(Records with drawing code)
[start]

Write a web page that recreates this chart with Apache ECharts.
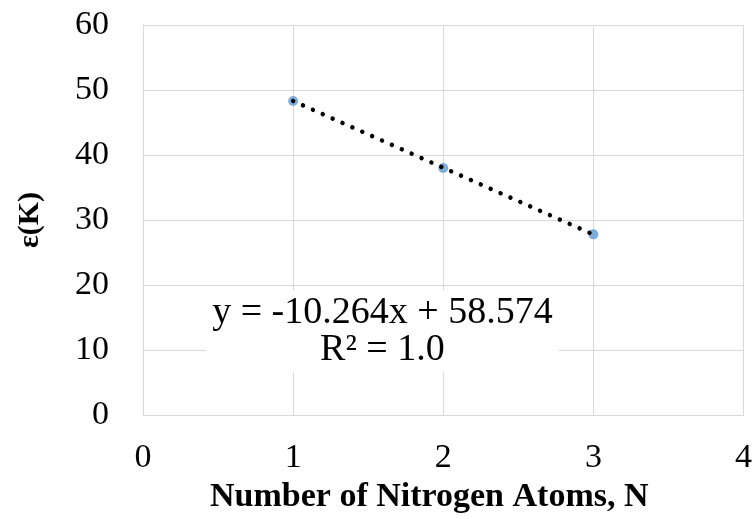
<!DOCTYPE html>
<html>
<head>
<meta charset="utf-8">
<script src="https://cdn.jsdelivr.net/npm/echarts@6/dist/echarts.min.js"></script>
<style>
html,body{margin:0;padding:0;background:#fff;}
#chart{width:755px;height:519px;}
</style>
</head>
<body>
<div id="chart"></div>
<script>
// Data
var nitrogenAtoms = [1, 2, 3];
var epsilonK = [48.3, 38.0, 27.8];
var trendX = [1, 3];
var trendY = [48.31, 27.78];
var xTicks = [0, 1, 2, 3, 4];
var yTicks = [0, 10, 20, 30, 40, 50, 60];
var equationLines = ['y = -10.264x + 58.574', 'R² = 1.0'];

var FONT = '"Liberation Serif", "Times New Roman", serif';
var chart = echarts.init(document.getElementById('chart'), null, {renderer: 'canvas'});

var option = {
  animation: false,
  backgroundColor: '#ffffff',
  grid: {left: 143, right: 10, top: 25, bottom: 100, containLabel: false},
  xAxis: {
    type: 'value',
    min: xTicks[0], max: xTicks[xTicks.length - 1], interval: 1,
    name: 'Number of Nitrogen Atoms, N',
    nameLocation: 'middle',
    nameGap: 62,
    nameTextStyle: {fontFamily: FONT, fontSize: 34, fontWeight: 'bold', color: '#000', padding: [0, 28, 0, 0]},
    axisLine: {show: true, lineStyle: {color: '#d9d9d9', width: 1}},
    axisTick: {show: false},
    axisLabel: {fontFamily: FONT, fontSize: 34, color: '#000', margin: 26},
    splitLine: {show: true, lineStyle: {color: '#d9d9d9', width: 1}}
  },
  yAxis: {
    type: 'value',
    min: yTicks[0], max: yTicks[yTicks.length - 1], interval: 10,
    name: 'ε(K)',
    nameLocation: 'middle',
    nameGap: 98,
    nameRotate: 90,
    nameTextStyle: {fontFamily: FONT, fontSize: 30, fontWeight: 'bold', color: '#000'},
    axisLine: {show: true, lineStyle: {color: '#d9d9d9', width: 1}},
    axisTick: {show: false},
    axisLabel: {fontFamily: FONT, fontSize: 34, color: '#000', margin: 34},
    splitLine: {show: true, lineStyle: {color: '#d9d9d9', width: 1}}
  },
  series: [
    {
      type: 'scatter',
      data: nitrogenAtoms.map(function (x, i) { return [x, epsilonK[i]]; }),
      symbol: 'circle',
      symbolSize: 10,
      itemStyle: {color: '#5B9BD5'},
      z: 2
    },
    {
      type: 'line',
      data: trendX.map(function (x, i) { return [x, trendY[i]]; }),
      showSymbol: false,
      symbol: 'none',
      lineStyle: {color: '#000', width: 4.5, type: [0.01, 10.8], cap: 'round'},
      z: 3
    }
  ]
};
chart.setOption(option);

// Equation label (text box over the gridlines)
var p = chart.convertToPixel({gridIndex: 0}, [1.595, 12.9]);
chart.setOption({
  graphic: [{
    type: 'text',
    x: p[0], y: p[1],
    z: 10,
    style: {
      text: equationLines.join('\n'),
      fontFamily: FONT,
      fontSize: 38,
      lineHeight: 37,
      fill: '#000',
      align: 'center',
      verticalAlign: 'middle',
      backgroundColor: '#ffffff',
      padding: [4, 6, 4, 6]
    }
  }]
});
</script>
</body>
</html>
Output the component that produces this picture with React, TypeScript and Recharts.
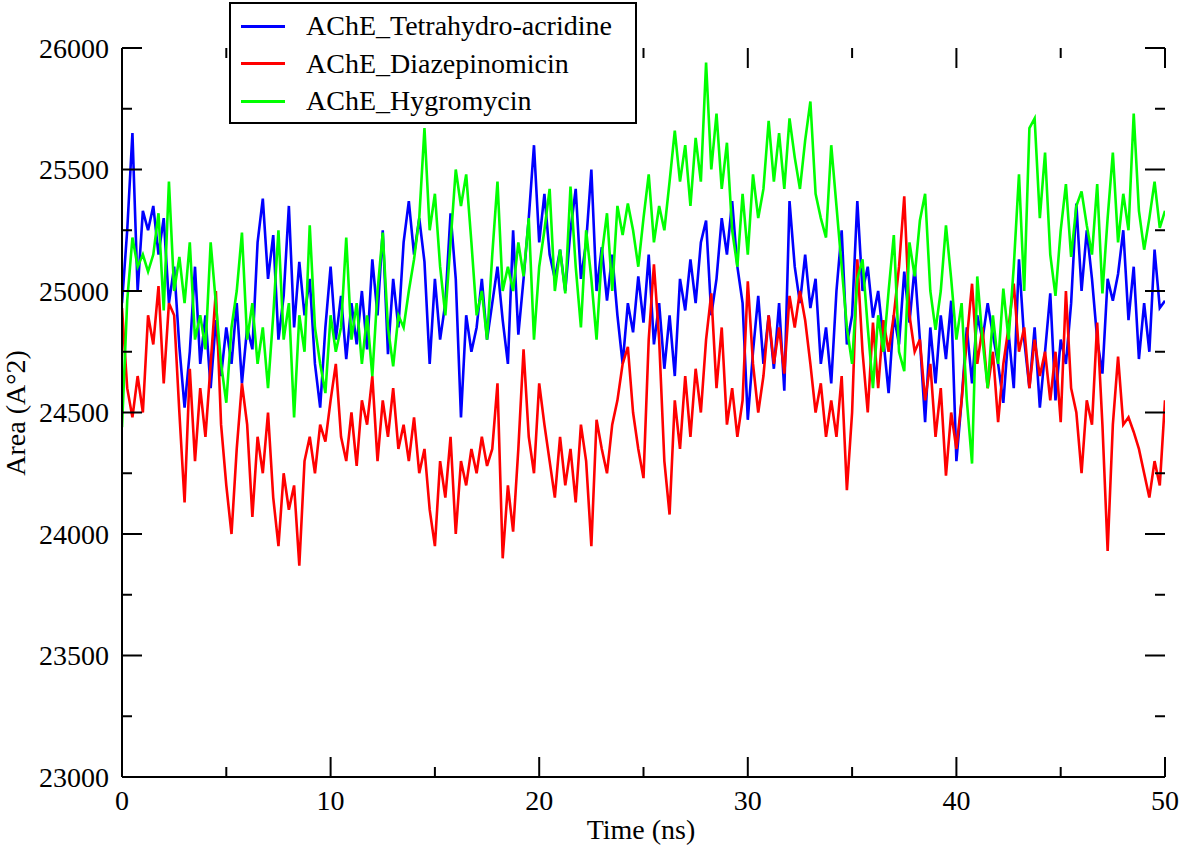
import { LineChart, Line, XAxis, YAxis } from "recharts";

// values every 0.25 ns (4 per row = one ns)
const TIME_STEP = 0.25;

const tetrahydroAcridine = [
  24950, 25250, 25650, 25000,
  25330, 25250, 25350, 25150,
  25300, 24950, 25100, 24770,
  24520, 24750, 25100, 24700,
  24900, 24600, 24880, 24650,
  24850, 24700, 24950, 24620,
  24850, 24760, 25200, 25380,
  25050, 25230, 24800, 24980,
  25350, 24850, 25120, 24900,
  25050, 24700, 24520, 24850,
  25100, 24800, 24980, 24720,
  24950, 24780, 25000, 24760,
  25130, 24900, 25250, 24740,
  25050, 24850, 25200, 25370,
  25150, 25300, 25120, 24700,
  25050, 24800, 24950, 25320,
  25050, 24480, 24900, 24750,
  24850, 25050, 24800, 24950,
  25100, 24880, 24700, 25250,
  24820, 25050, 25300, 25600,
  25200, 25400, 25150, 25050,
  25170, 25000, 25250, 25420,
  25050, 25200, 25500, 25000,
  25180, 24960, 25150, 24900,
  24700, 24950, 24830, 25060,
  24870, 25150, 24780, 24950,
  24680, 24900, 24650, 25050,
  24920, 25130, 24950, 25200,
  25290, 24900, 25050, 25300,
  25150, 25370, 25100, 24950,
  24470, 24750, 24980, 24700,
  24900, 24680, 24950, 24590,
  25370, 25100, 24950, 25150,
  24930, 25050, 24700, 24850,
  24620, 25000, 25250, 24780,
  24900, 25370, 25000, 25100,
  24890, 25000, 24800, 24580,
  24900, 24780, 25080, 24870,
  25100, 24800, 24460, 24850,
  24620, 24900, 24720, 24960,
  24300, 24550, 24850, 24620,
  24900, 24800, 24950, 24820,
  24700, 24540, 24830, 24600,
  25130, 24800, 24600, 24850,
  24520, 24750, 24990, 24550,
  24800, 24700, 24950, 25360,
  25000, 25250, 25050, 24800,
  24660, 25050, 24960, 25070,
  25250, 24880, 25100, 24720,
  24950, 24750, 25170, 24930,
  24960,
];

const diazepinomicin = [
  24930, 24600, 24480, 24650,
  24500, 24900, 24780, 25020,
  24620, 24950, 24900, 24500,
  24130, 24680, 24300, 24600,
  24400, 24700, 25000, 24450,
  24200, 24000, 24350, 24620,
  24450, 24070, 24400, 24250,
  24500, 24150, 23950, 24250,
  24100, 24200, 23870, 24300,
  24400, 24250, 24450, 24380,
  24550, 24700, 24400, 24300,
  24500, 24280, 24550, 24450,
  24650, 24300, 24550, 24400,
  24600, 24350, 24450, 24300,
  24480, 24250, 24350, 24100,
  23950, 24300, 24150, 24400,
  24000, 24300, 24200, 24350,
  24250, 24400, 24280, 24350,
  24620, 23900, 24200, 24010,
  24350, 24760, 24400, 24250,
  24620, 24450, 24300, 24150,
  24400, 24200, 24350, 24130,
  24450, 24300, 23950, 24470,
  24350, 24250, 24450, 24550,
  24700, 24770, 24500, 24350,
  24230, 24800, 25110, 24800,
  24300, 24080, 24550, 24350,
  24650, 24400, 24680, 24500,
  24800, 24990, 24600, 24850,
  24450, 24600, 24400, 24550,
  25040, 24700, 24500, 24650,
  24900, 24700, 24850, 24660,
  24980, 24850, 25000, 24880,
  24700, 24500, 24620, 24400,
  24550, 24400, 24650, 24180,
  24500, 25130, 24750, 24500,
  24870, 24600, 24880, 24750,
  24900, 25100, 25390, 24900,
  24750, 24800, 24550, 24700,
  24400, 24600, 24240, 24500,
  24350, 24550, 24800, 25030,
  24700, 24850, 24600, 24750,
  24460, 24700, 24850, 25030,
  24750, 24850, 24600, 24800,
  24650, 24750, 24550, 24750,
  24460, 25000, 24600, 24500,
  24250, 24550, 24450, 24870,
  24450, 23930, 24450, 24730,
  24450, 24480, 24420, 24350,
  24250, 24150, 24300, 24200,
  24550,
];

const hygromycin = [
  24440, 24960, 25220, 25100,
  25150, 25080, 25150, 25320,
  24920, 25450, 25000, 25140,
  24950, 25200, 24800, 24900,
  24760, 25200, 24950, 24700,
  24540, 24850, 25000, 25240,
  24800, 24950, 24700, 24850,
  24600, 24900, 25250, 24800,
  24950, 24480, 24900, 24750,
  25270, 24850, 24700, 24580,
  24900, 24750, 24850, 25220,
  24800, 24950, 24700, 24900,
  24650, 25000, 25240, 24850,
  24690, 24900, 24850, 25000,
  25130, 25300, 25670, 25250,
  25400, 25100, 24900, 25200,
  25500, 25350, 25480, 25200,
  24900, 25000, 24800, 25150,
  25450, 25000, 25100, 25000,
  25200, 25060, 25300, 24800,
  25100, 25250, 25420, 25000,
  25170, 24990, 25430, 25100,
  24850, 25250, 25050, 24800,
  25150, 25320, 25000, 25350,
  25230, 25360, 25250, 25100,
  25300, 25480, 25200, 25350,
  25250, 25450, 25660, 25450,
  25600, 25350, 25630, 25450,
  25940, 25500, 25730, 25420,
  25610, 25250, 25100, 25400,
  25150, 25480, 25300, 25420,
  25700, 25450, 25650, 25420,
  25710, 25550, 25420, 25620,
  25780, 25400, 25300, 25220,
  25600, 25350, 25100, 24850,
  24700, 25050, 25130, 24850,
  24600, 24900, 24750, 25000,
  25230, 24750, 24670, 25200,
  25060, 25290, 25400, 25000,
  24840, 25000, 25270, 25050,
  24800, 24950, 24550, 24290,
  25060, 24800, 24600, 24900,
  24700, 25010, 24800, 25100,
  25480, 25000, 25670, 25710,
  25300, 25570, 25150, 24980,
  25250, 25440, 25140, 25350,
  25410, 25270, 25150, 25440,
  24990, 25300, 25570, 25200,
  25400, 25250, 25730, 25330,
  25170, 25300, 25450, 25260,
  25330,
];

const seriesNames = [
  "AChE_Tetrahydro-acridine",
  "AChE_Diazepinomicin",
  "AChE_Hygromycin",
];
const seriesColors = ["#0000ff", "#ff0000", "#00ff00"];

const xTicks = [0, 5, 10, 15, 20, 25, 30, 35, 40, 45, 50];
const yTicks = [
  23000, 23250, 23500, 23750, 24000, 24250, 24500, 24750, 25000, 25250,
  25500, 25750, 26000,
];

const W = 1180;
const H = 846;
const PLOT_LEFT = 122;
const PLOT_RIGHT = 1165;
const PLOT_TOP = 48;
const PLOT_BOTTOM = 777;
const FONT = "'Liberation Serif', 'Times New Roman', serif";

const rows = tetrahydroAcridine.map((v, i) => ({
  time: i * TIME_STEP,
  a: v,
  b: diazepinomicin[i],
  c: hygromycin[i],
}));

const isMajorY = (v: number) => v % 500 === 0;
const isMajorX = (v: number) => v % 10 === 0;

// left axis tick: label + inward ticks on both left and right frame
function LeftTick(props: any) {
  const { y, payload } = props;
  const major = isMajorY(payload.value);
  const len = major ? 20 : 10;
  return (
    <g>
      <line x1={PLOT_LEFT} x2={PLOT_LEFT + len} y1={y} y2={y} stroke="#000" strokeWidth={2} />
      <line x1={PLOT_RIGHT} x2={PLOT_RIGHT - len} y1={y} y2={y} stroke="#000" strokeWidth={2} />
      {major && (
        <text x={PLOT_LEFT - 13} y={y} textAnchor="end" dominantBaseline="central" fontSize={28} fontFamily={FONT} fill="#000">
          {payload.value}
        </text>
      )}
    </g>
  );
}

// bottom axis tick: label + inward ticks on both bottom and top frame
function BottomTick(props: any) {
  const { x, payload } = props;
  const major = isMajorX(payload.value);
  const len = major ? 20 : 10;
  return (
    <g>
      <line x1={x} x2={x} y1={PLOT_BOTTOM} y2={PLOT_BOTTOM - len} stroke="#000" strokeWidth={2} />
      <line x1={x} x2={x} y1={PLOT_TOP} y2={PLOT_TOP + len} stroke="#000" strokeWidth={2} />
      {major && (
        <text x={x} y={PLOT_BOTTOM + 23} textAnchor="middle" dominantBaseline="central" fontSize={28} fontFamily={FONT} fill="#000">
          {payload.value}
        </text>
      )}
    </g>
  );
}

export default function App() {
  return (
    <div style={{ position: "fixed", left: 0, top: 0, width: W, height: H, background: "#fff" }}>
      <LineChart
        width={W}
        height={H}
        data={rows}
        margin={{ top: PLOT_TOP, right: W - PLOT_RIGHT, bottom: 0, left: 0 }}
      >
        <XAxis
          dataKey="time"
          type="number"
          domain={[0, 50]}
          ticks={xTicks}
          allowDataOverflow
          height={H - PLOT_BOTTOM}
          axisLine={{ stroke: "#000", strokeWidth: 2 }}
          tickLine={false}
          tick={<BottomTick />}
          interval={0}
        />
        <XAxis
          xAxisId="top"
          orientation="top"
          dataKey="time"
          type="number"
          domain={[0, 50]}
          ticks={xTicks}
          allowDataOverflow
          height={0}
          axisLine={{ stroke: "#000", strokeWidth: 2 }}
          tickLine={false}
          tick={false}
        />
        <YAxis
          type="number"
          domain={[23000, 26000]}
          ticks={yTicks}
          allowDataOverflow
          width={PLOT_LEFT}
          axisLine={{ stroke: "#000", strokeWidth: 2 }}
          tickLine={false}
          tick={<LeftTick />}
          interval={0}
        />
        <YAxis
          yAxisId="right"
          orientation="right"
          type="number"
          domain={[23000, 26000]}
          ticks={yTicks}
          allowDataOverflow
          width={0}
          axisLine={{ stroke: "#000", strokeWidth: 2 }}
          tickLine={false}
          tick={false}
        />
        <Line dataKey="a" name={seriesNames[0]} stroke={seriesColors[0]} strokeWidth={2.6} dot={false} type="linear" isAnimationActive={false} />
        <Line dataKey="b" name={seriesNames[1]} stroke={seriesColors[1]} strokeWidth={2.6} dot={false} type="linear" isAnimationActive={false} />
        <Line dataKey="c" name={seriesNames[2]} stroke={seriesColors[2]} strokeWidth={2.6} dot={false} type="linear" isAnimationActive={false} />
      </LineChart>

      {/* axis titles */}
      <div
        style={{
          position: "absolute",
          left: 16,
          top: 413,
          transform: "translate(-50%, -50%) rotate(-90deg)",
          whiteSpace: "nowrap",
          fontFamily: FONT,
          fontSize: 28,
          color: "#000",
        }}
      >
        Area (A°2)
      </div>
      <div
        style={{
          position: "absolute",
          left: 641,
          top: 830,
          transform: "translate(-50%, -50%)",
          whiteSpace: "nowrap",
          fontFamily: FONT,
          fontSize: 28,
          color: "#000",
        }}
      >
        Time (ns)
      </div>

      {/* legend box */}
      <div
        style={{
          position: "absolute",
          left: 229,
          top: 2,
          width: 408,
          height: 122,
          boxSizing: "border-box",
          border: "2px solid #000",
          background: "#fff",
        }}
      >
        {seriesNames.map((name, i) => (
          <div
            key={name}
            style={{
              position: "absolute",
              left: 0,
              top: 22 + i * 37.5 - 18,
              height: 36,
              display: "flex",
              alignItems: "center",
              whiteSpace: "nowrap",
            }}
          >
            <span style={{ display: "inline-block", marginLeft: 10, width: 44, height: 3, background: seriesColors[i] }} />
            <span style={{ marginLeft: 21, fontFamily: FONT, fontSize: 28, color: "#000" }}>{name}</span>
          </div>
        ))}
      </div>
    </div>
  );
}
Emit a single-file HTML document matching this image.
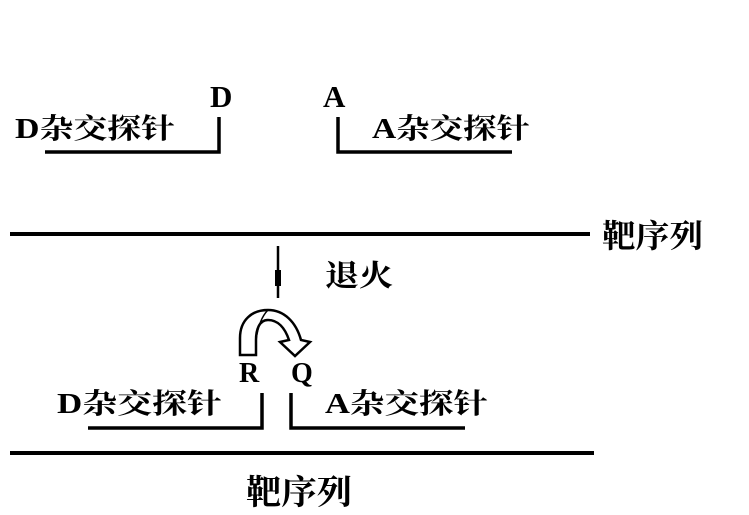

[end]

= SHORT PROBLEM =
Out of the records above, set down only the lines from the one that contains "Output the component" through the one that contains "const TIME_STEP = 0.25;", unchanged and without the pictures.

= WRITTEN RESPONSE =
Output the component that produces this picture with React, TypeScript and Recharts.
import { LineChart, Line, XAxis, YAxis } from "recharts";

// values every 0.25 ns (4 per row = one ns)
const TIME_STEP = 0.25;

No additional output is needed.